Comme nous en avons parlé dans nos bulletins précédents portant sur ce sujet, la nouvelle loi canadienne sur l’esclavage moderne, soit la Loi sur la lutte contre le travail forcé et le travail des enfants dans les chaines d’approvisionnement (la « Loi »), exige des entités déclarantes qu’elles remplissent et soumettent au gouvernement fédéral (le « gouvernement ») un questionnaire en ligne obligatoire (le « questionnaire ») ainsi qu’un rapport (le « rapport ») sur les mesures qu’elles ont prises au cours de leur dernier exercice pour traiter et prévenir le recours au travail forcé ou au travail des enfants dans leurs chaines d’approvisionnement. La Loi est entrée en vigueur le 1er janvier 2024, et les entités visées devaient soumettre un premier rapport au plus tard le 31 mai 2024 (ou plus tôt dans le cas de certaines entités de régime fédéral qui fournissent leurs états financiers annuels aux actionnaires avant le 31 mai de chaque année). La prochaine période de déclaration commence le 1er janvier 2025.

Suivant l’échéance du 31 mai, le gouvernement a reconnu que des écueils avaient été rencontrés pendant la période de déclaration et a sollicité l’avis des intervenants pour élaborer des lignes directrices mises à jour (les « lignes directrices mises à jour ») en vue de la prochaine période de déclaration.

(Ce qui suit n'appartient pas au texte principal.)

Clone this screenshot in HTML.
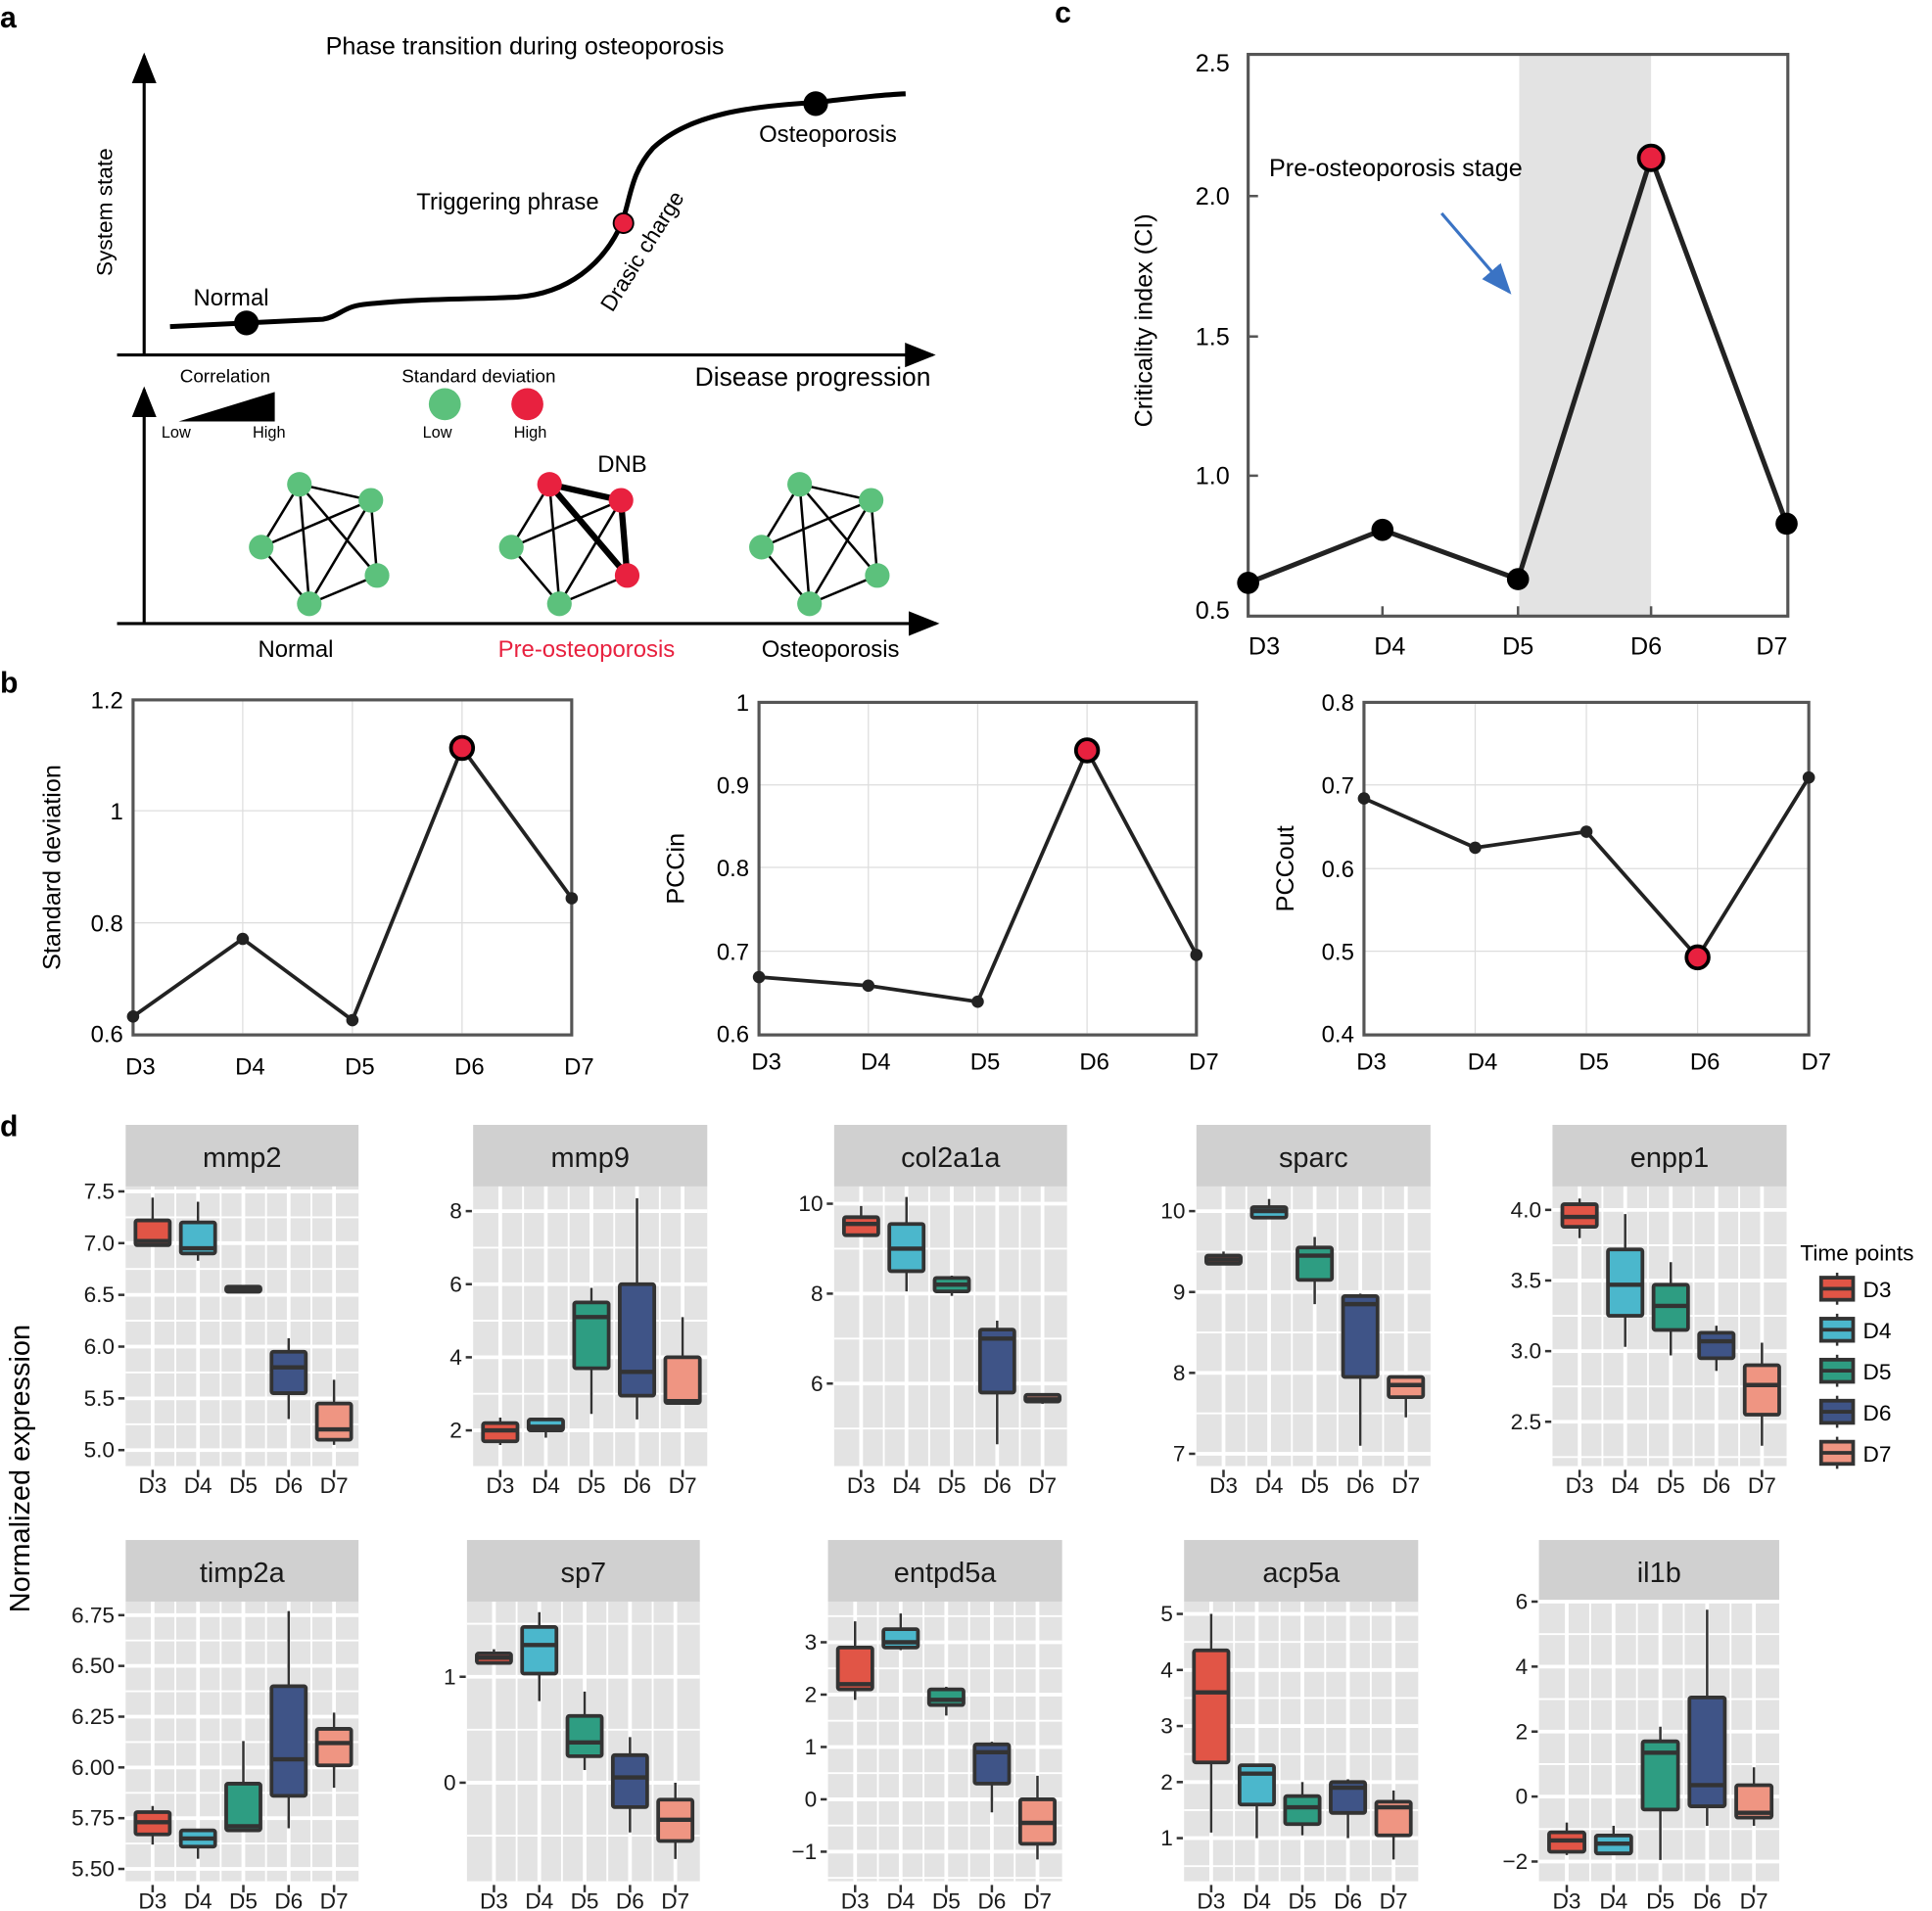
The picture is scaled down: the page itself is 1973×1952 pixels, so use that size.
<!DOCTYPE html>
<html><head><meta charset="utf-8"><style>
html,body{margin:0;padding:0;background:#fff}
svg{display:block;font-family:"Liberation Sans",Arial,sans-serif}
</style></head><body>
<svg id="s" width="1973" height="1952" viewBox="0 0 1568 1551" xmlns="http://www.w3.org/2000/svg">
<defs><marker id="ar" markerWidth="10" markerHeight="8" refX="9" refY="4" orient="auto"><path d="M0,0L10,4L0,8z" fill="#000"/></marker>
<marker id="ab" markerWidth="10" markerHeight="8" refX="9" refY="4" orient="auto"><path d="M0,0L10,4L0,8z" fill="#3A73C4"/></marker></defs>
<g font-weight="bold" font-size="24"><text x="0" y="22">a</text><text x="0" y="562">b</text><text x="856" y="18">c</text><text x="0" y="922">d</text></g>
<g font-size="19">
<line x1="117" y1="289" x2="117" y2="45" stroke="#000" stroke-width="2.5" marker-end="url(#ar)"/>
<line x1="95" y1="288" x2="757" y2="288" stroke="#000" stroke-width="2.5" marker-end="url(#ar)"/>
<text x="426" y="44" text-anchor="middle" font-size="20">Phase transition during osteoporosis</text>
<text transform="translate(91,172) rotate(-90)" text-anchor="middle" font-size="18">System state</text>
<path d="M138,265 L200,262 L262,259 C275,257 278,249 295,247 C340,242 380,243 420,241 C460,238 490,215 505,180 C512,160 512,140 530,120 C560,92 610,86 662,83 C690,80 710,77 735,76" fill="none" stroke="#000" stroke-width="4"/>
<circle cx="200" cy="262" r="10" fill="#000"/><circle cx="506" cy="181" r="8" fill="#E8213F" stroke="#000" stroke-width="1.5"/><circle cx="662" cy="84" r="10" fill="#000"/>
<text x="157" y="248">Normal</text><text x="338" y="170">Triggering phrase</text>
<text transform="translate(497,254) rotate(-58)" font-size="18">Drasic charge</text>
<text x="616" y="115">Osteoporosis</text><text x="564" y="313" font-size="21">Disease progression</text>
<line x1="117" y1="507" x2="117" y2="316" stroke="#000" stroke-width="2.5" marker-end="url(#ar)"/>
<line x1="95" y1="506" x2="760" y2="506" stroke="#000" stroke-width="2.5" marker-end="url(#ar)"/>
<text x="146" y="310" font-size="15">Correlation</text><path d="M145,342L223,342L223,318z" fill="#000"/>
<text x="131" y="355" font-size="13">Low</text><text x="205" y="355" font-size="13">High</text>
<text x="326" y="310" font-size="15">Standard deviation</text>
<circle cx="361" cy="328" r="13" fill="#5CC17C"/><circle cx="428" cy="328" r="13" fill="#E8213F"/>
<text x="343" y="355" font-size="13">Low</text><text x="417" y="355" font-size="13">High</text>
<text x="485" y="383">DNB</text>
<g id="nets"></g>
<text x="240" y="533" text-anchor="middle">Normal</text>
<text x="476" y="533" text-anchor="middle" fill="#E8213F">Pre-osteoporosis</text>
<text x="674" y="533" text-anchor="middle">Osteoporosis</text>
</g>
<g font-size="20">
<rect x="1233" y="44" width="107" height="456" fill="#E3E3E3"/>
<rect x="1013" y="44" width="438" height="456" fill="none" stroke="#555" stroke-width="2.5"/>
<g text-anchor="end"><text x="998" y="58">2.5</text><text x="998" y="166">2.0</text><text x="998" y="280">1.5</text><text x="998" y="393">1.0</text><text x="998" y="502">0.5</text></g>
<g stroke="#555" stroke-width="2"><line x1="1013" y1="159" x2="1021" y2="159"/><line x1="1013" y1="273" x2="1021" y2="273"/><line x1="1013" y1="386" x2="1021" y2="386"/><line x1="1122" y1="500" x2="1122" y2="492"/><line x1="1232" y1="500" x2="1232" y2="492"/><line x1="1340" y1="500" x2="1340" y2="492"/></g>
<g text-anchor="middle"><text x="1026" y="531">D3</text><text x="1128" y="531">D4</text><text x="1232" y="531">D5</text><text x="1336" y="531">D6</text><text x="1438" y="531">D7</text></g>
<text transform="translate(935,260) rotate(-90)" text-anchor="middle">Criticality index (CI)</text>
<text x="1030" y="143">Pre-osteoporosis stage</text>
<line x1="1170" y1="173" x2="1225" y2="237" stroke="#3A73C4" stroke-width="2.5" marker-end="url(#ab)"/>
<polyline points="1013,473 1122,430 1232,470 1340,128 1450,425" fill="none" stroke="#222" stroke-width="4"/>
<circle cx="1013" cy="473" r="9" fill="#000"/><circle cx="1122" cy="430" r="9" fill="#000"/><circle cx="1232" cy="470" r="9" fill="#000"/><circle cx="1450" cy="425" r="9" fill="#000"/>
<circle cx="1340" cy="128" r="10" fill="#E8213F" stroke="#000" stroke-width="3"/>
</g>
<g id="b"></g>
<g id="d"></g>
</svg>
<script>
var NS="http://www.w3.org/2000/svg";
function el(p,t,a,txt){var e=document.createElementNS(NS,t);for(var k in a)e.setAttribute(k,a[k]);if(txt!=null)e.textContent=txt;p.appendChild(e);return e;}
var nets=document.getElementById('nets');
function net(dx,cols,thick){
 var P=[[243,393],[301,406],[212,444],[306,467],[251,490]].map(function(p){return[p[0]+dx,p[1]];});
 var E=[[0,1],[0,2],[0,3],[0,4],[1,4],[1,3],[2,4],[2,1],[3,4]];
 E.forEach(function(e,i){el(nets,'line',{x1:P[e[0]][0],y1:P[e[0]][1],x2:P[e[1]][0],y2:P[e[1]][1],stroke:'#000','stroke-width':thick&&thick[i]?5:2});});
 P.forEach(function(p,i){el(nets,'circle',{cx:p[0],cy:p[1],r:10,fill:cols[i]});});
}
var G='#5CC17C',R='#E8213F';
net(0,[G,G,G,G,G]);
net(203,[R,R,G,R,G],[1,0,1,0,0,1,0,0,0]);
net(406,[G,G,G,G,G]);
var b=document.getElementById('b');
function lineChart(x0,x1,y0,y1,ticks,pts,red,lab,labx,xly){
 var xs=[0,1,2,3,4].map(function(i){return x0+(x1-x0)*i/4;});
 xs.forEach(function(x){el(b,'line',{x1:x,y1:y0,x2:x,y2:y1,stroke:'#ddd','stroke-width':1});});
 ticks.forEach(function(t){el(b,'line',{x1:x0,y1:t[1],x2:x1,y2:t[1],stroke:'#ddd','stroke-width':1});el(b,'text',{x:x0-8,y:t[1]+7,'text-anchor':'end','font-size':19},t[0]);});
 el(b,'rect',{x:x0,y:y0,width:x1-x0,height:y1-y0,fill:'none',stroke:'#555','stroke-width':2.5});
 ['D3','D4','D5','D6','D7'].forEach(function(d,i){el(b,'text',{x:xs[i]+6,y:xly,'text-anchor':'middle','font-size':19},d);});
 el(b,'polyline',{points:pts.map(function(p,i){return xs[i]+','+p;}).join(' '),fill:'none',stroke:'#222','stroke-width':3});
 pts.forEach(function(p,i){if(i==red)el(b,'circle',{cx:xs[i],cy:p,r:9,fill:R,stroke:'#000','stroke-width':3});else el(b,'circle',{cx:xs[i],cy:p,r:5,fill:'#222'});});
 el(b,'text',{transform:'translate('+labx+','+((y0+y1)/2)+') rotate(-90)','text-anchor':'middle','font-size':20},lab);
}
lineChart(108,464,568,840,[['1.2',568],['1',658],['0.8',749],['0.6',839]],[825,762,828,607,729],3,'Standard deviation',49,872);
lineChart(616,971,570,840,[['1',570],['0.9',637],['0.8',704],['0.7',772],['0.6',839]],[793,800,813,609,775],3,'PCCin',555,868);
lineChart(1107,1468,570,840,[['0.8',570],['0.7',637],['0.6',705],['0.5',772],['0.4',839]],[648,688,675,777,631],3,'PCCout',1050,868);
var d=document.getElementById('d');
var C=['#E15546','#4BB7CC','#2E9D82','#3F5487','#EF9582'];
function box(name,x0,x1,st,pt,pb,r1,r2,ticks,tickLab,data){
 el(d,'rect',{x:x0,y:st,width:x1-x0,height:pt-st,fill:'#D0D0D0'});
 el(d,'text',{x:(x0+x1)/2,y:st+34,'text-anchor':'middle','font-size':23,fill:'#1a1a1a'},name);
 el(d,'rect',{x:x0,y:pt,width:x1-x0,height:pb-pt,fill:'#E3E3E3'});
 function Y(v){return r1[1]+(v-r1[0])*(r2[1]-r1[1])/(r2[0]-r1[0]);}
 var w=x1-x0, xs=[0,1,2,3,4].map(function(i){return x0+w*(22+37*i)/190;});
 for(var i=0;i<ticks.length-1;i++){var m=(Y(ticks[i])+Y(ticks[i+1]))/2;el(d,'line',{x1:x0,y1:m,x2:x1,y2:m,stroke:'#fff','stroke-width':1.5});}
 var st2=ticks[1]-ticks[0];
 [ticks[0]-st2/2,ticks[ticks.length-1]+st2/2].forEach(function(v){var y=Y(v);if(y>pt&&y<pb)el(d,'line',{x1:x0,y1:y,x2:x1,y2:y,stroke:'#fff','stroke-width':1.5});});
 for(var i=0;i<4;i++){var m=(xs[i]+xs[i+1])/2;el(d,'line',{x1:m,y1:pt,x2:m,y2:pb,stroke:'#fff','stroke-width':1.5});}
 ticks.forEach(function(t,i){var y=Y(t);el(d,'line',{x1:x0,y1:y,x2:x1,y2:y,stroke:'#fff','stroke-width':3});
  el(d,'line',{x1:x0-6,y1:y,x2:x0-1,y2:y,stroke:'#333','stroke-width':2});
  el(d,'text',{x:x0-9,y:y+6,'text-anchor':'end','font-size':18,fill:'#1a1a1a'},tickLab[i]);});
 xs.forEach(function(x,i){el(d,'line',{x1:x,y1:pt,x2:x,y2:pb,stroke:'#fff','stroke-width':3});
  el(d,'line',{x1:x,y1:pb+3,x2:x,y2:pb+9,stroke:'#333','stroke-width':2});
  el(d,'text',{x:x,y:pb+22,'text-anchor':'middle','font-size':18,fill:'#1a1a1a'},'D'+(i+3));});
 data.forEach(function(q,i){var x=xs[i],bw=w*28/190;
  el(d,'line',{x1:x,y1:Y(q[0]),x2:x,y2:Y(q[4]),stroke:'#333','stroke-width':2});
  var yt=Y(q[3]),yb=Y(q[1]);
  el(d,'rect',{x:x-bw/2,y:yt,width:bw,height:Math.max(yb-yt,2),fill:C[i],stroke:'#333','stroke-width':3,rx:1.5});
  el(d,'line',{x1:x-bw/2,y1:Y(q[2]),x2:x+bw/2,y2:Y(q[2]),stroke:'#333','stroke-width':3.5});
 });
}
function rng(a,b,s,dec){var r=[],l=[];for(var v=a;v<=b+1e-9;v+=s){r.push(v);l.push(v<0?'\u2212'+(-v).toFixed(dec):v.toFixed(dec));}return [r,l];}
function P(name,x0,x1,row,r1,r2,t,data){var st=row?1250:913,pt=row?1300:963,pb=row?1527:1190;box(name,x0,x1,st,pt,pb,r1,r2,t[0],t[1],data);}
P('mmp2',102,291,0,[7.5,967],[5.0,1177],rng(5,7.5,.5,1),[[6.97,6.98,7.02,7.22,7.44],[6.83,6.9,6.95,7.2,7.4],[6.53,6.53,6.55,6.58,6.58],[5.3,5.55,5.8,5.95,6.08],[5.05,5.1,5.2,5.45,5.68]]);
P('mmp9',384,574,0,[8,983],[2,1161],rng(2,8,2,0),[[1.6,1.7,2.0,2.2,2.35],[1.8,2.0,2.1,2.3,2.3],[2.45,3.7,5.1,5.5,5.9],[2.3,2.95,3.6,6.0,8.35],[2.75,2.75,2.8,4.0,5.1]]);
P('col2a1a',677,866,0,[10,977],[6,1123],rng(6,10,2,0),[[9.3,9.3,9.55,9.7,9.95],[8.05,8.5,9.0,9.55,10.15],[7.95,8.05,8.2,8.35,8.4],[4.65,5.8,7.0,7.2,7.4],[5.55,5.6,5.65,5.75,5.75]]);
P('sparc',971,1161,0,[10,983],[7,1180],rng(7,10,1,0),[[9.35,9.35,9.4,9.45,9.5],[9.92,9.92,10.0,10.05,10.15],[8.85,9.15,9.45,9.55,9.68],[7.1,7.95,8.85,8.95,8.98],[7.45,7.7,7.85,7.95,7.95]]);
P('enpp1',1260,1450,0,[4,982],[2.5,1154],rng(2.5,4,.5,1),[[3.8,3.88,3.95,4.04,4.08],[3.03,3.25,3.47,3.72,3.97],[2.97,3.15,3.32,3.47,3.63],[2.86,2.95,3.07,3.13,3.18],[2.33,2.55,2.76,2.9,3.06]]);
P('timp2a',102,291,1,[6.75,1311],[5.5,1517],rng(5.5,6.75,.25,2),[[5.62,5.67,5.73,5.78,5.81],[5.55,5.61,5.65,5.69,5.69],[5.69,5.69,5.71,5.92,6.13],[5.7,5.86,6.04,6.4,6.77],[5.9,6.01,6.12,6.19,6.27]]);
P('sp7',379,568,1,[1,1361],[0,1447],rng(0,1,1,0),[[1.13,1.13,1.18,1.22,1.26],[0.77,1.03,1.3,1.47,1.61],[0.12,0.25,0.38,0.63,0.86],[-0.47,-0.23,0.05,0.26,0.43],[-0.72,-0.55,-0.35,-0.16,0.0]]);
P('entpd5a',672,862,1,[3,1333],[-1,1503],rng(-1,3,1,0),[[1.9,2.1,2.2,2.9,3.4],[2.85,2.9,3.0,3.25,3.55],[1.6,1.8,1.9,2.1,2.15],[-0.25,0.3,0.9,1.05,1.1],[-1.15,-0.85,-0.45,0.0,0.45]]);
P('acp5a',961,1151,1,[5,1310],[1,1492],rng(1,5,1,0),[[1.1,2.35,3.6,4.35,5.0],[1.0,1.6,2.15,2.3,2.3],[1.05,1.25,1.55,1.75,2.0],[1.0,1.45,1.9,2.0,2.05],[0.62,1.05,1.55,1.65,1.85]]);
P('il1b',1249,1444,1,[6,1300],[-2,1511],rng(-2,6,2,0),[[-1.8,-1.7,-1.35,-1.1,-0.8],[-1.8,-1.75,-1.45,-1.2,-0.9],[-1.95,-0.4,1.35,1.7,2.15],[-0.9,-0.3,0.35,3.05,5.75],[-0.9,-0.65,-0.5,0.35,0.9]]);
el(d,'text',{transform:'translate(24,1192) rotate(-90)','text-anchor':'middle','font-size':23},'Normalized expression');
el(d,'text',{x:1461,y:1023,'font-size':18},'Time points');
C.forEach(function(c,i){var y=1036+i*33.3;
 el(d,'line',{x1:1491,y1:y-3,x2:1491,y2:y+23,stroke:'#333','stroke-width':2});
 el(d,'rect',{x:1478,y:y+1,width:26,height:18,fill:c,stroke:'#333','stroke-width':3});
 el(d,'line',{x1:1478,y1:y+10,x2:1504,y2:y+10,stroke:'#333','stroke-width':3});
 el(d,'text',{x:1512,y:y+17,'font-size':18},'D'+(i+3));});
</script>
</body></html>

Dans le présent bulletin, qui est le premier que nous publions à la suite de la fin de la toute période de déclaration, nous présentons un sommaire des principales constatations et statistiques relevées dans le « Rapport annuel au Parlement sur la Loi sur la lutte contre le travail forcé et le travail des enfants dans les chaines d’approvisionnement, 2024 » produit par Sécurité publique Canada (le « rapport annuel de 2024 »). Nous y donnons également un aperçu de ce qui attend les entités visées qui seront appelées à préparer un rapport pour la prochaine période de déclaration, laquelle débute le 1er janvier 2025.

Principaux constats

Le rapport annuel de 2024, publié le 27 septembre 2024, apporte des réponses à certaines des questions qui nous ont été posées le plus fréquemment lors de la première période de déclaration, dont les suivantes :

  • Combien de rapports allaient être déposés selon nous? Pour la période de déclaration de 2024, soit au plus tard le 31 mai, le gouvernement a reçu 5 650 rapports provenant d’entités, dont 2 086 étaient des rapports conjoints. Le gouvernement a continué de recevoir des rapports tardifs après l’échéance. Au 31 juillet 2024, le gouvernement avait reçu plus de 500 rapports tardifs. Il convient de noter que le rapport annuel de 2024 ne tient compte que des rapports déposés avant le 31 mai 2024 ou à cette date.
  • Dans quel objectif et à quelles fins les données recueillies dans le questionnaire sont-elles utilisées? Le gouvernement a conçu le questionnaire pour recueillir les renseignements nécessaires en vue de satisfaire aux obligations de déclaration énoncées dans la Loi, ainsi que pour recueillir des renseignements d’identification. En recueillant ces données au moyen du questionnaire, Sécurité publique Canada sera en meilleure position pour mesurer les progrès réalisés d’une année à l’autre.
  • Quelles sont les conséquences d’un dépôt tardif du rapport? Pour la période de déclaration de 2024, les rapports tardifs sont acceptés par Sécurité publique Canada et versés dans le catalogue en ligne, mais comportent une note indiquant qu’ils ont été reçus en retard. Étant donné qu’un rapport tardif n’est pas conforme à la loi, cette approche pourrait changer au fur et à mesure que le gouvernement adapte son approche en matière d’application de la loi.
  • Quelle est l’approche du gouvernement en matière d’application de la loi? En 2024, le gouvernement n’a pris aucune mesure d’application. Conformément aux communications diffusées lors des différentes réunions de mobilisation des intervenants, Sécurité publique Canada a accordé la priorité à l’éducation et à la sensibilisation au sujet de la Loi et de ses exigences. Cette approche est susceptible de changer, et les intervenants sont invités à surveiller les éventuelles mises à jour.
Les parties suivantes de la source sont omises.